House Bill 800 is an initiative intended to modify the procedures of charter school enrollment. According to it, the children of so-called “charter partners” or, in other words, companies which contributed at least $50.000 to these institutions should be prioritized (“House Bill 800 / SL 2017-173”). This Bill was introduced by senators John R. Bradford, Jason Saine, Jeff Stone, and Holly Grange in 2017 (“House Bill 800 / SL 2017-173”). It consists of eight parts providing the permission for employees of education to be teachers, the change in the application process’ decision timeline, material revisions, enrollment priorities, and North Carolina virtual public school (“House Bill 800 / SL 2017-173”). This initiative is vital for establishing the critical procedures of charter schools which, in turn, will affect the quality of provided services.
Supporters and Opposition of the Bill
The support of the Bill was conditional upon the need to ensure the rights of corporations’ employees and their children on education in the charter schools to which they made the contributions. Its introduction by the senators led by John R. Bradford implied the application of a mechanism similar to the provision of free meals for companies’ employees (Giersch). In other words, certain opportunities should be reserved for employees’ children in contrast to ensuring equality for all students. This stance was supported by the claim of an indirect impact of education on this area since other societal and economic factors have predominant influence on it (Giersch). In this way, the senators’ position was justified by the needs of corporations which do not harm other population groups.
The opposition to this opinion was presented by a varying perspective of Democratic leaders on the situation resulting from the historical experience. Amanda Fenton, NASCA’s director, also added that this initiative might result in damaging the schools’ ethos (Giersch). Thus, it was underpinned by the considerations of the possible return to White supremacy and the policies racially segregating students since Black citizens were reported to have lower income compared to their white peers (Thompson 436). Moreover, the Bill’s opponents claimed that education opportunities were directly related to the issues of equality since they ensured the well-being of people (Thompson 436).

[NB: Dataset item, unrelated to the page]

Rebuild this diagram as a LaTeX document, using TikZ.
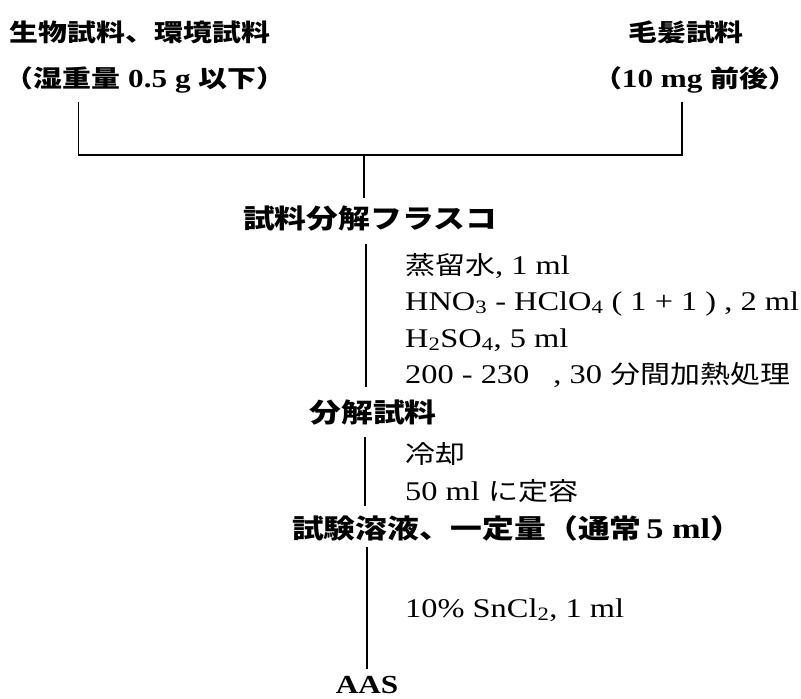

Therefore, the perceived benefits for corporations were contrasted by the creation of an unfavorable situation for ethnic minorities.
Negative and Positive Impact of the Bill
The adopted Bill will inevitably lead to serious consequences for the citizens of North Carolina. Their impact, however, will be not only negative but also positive since the interests of opposing entities are involved. It is clear that the benefits stemming from the passage of the Bill will be distributed between charter schools and corporations whose employees’ children will have specific privileges (Thompson 437). This situation will consequently result in the support for commercial interests of businesses as well as the greater participation of more educated people in the life of society.
As for the adverse effects of the Bill, they will primarily be related to already disadvantaged population groups such as ethnic minorities. Thus, the implementation of the Bill’s provisions will eventually lead to the emergence of economic and social complications for these people (Giersch). For example, the impact of the decision in Brown v. Board of Education will be partially mitigated when ensuring the privilege in the education of the population who does not need any assistance from the government (Thompson 437). In this way, the existing problems will be exacerbated, and children from low-income families will have fewer chances to improve the quality of their lives. Hence, the question here is: How can the balance between the needs of various population groups be maintained in the context of the Bill?
Final Recommendations and Considerations of the Bill
The complicated situation which emerged as a result of the passage of the Bill under consideration implies the introduction of measures satisfying all the affected citizens. Therefore, the optimal solution, in this case, is the development of measures intended to economically and socially support the disadvantaged population groups. It would allow them to have equal chances for high-quality education for their children which, in turn, will increase their active participation in society. In this way, the Bill’s considerations regarding the provision of privileges to corporations’ employees corresponding to their contributions should be balanced by similar programs ensuring the rights of other citizens to charter school enrollment.
To summarize, the adoption of House Bill 800 modifying the procedures of charter schools increased the gap between the corporation’s employees and other citizens regarding education for their children. The former’s privileged position was justified by the Bill’s supporters by greater contributions they make to these institutions. They also highlighted the minimal influence of this initiative on the overall equality since other economic and social factors have a predominant impact on this situation. Their opponents, however, claimed that this Bill is an attempt to establish White supremacy as it was in the past. Its expected effects on society will include the elite’s active participation and the decrease in opportunities for low-income families. Therefore, to eliminate the risks, it is vital to suggest a new initiative to balance the rights of all population groups.
Giersch, Jason. “‘Desperately Afraid of Losing White Parents’: Charter Schools and Segregation.” Race, Ethnicity, and Education, 2019. Web.
“House Bill 800 / SL 2017-173.” North Carolina General Assembly, n.d. Web.
Thompson, Dorsey, et al. “From Desegregation to Privatization: A Critical Race Policy Analysis of School Choice and Educational Opportunity in North Carolina.” Peabody Journal of Education, vol. 94, no. 4, 2019, pp. 420-441. Web.